The decision clarifies the previously undecided issue relating to the right of a party to the standard form CAPL oil and gas operating agreement to withhold consent to a disposition of the operator’s interest.
The Plaintiff was the Canadian subsidiary of the Institute Francais Du Petrole (“IFP”). IFP purchased an unusual working interest in a heavy-oil field from Encana’s corporate predecessor. The field was then being developed with conventional production, but might well have been a candidate for enhanced production by Steam Assisted Gravity Drainage (SAGD), or other enhanced recovery methods. The Encana Defendants were technology leaders in the area, and IFP hoped to capitalize on that experience as a working interest owner. The agreements between the parties provided that IFP would have a stake in enhanced recovery, but would not be entitled to or liable for the benefits and risks of conventional production, or associated abandonment liabilities. SAGD projects are sensitive to scale and the price of natural gas relative to oil prices.
In the early 2000s, oil prices tanked and gas prices spiked. The Encana Defendants also decided to pursue larger scale SAGD projects elsewhere, and chose not to develop the field by enhanced recovery. Encana’s working interest was put up for sale, and the purchaser agreed to accept abandonment liabilities, but proposed to continue development of the field on primary production. IFP waived its right of first refusal for the deal, but refused to consent to the disposition on the basis that its interest would be adversely affected because the proposed purchaser did not have the technology to purse enhanced recovery. The purchaser and its successors proceeded with primary production, and, over the years, oil prices rose and gas prices fell. IFP claimed that the primary production had ruined the prospect for thermal development, and that its losses were between $45 million and $70 million.
The CAPL standard operating procedure permits working interest holders to withhold their consent to a proposed disposition by the operator, if they do not do so unreasonably.
Expert landmen were called to give evidence on that provision. Each confirmed that neither had ever seen the provision tested before, and there was no reported case authority on the subject. Ultimately, the Chief Justice confirmed that it was up to the Court to construe the agreement, and determine its effect. Unassisted by prior oil and gas jurisprudence, the Court adopted several principles from the landlord and tenant context.

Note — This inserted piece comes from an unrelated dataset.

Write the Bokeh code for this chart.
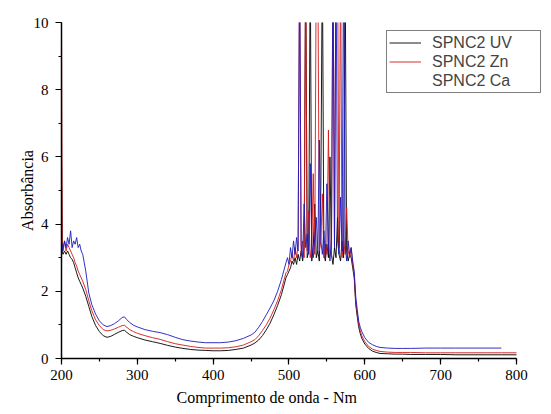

The Court also decided that a refusing party need not detail all of the reasons for its decision at the time that the refusal is given, but those reasons must have influenced the mind of the refuser at the relevant time.
The Court further found that withholding consent will be unreasonable when the withholding party stands to compel as much under the proposed disposition as it would have been entitled to receive under the original agreement.
Here, the Chief Justice found that IFP acted unreasonably because it stood to receive as much under the disposition as it was entitled to receive under the original agreement because the Encana Defendants had never committed to undertake thermal operations, and that IFP could not have forced those operations, and did not propose independent operations itself.
Paul Edwards of Gowling Lafleur Henderson LLP and Rinus de Waal of De Waal Law, represented the Plaintiff.
Grant Stapon, QC, Laurie Goldbach, and Lawrence Ator of Bennett Jones LLP represented the Encana Defendants.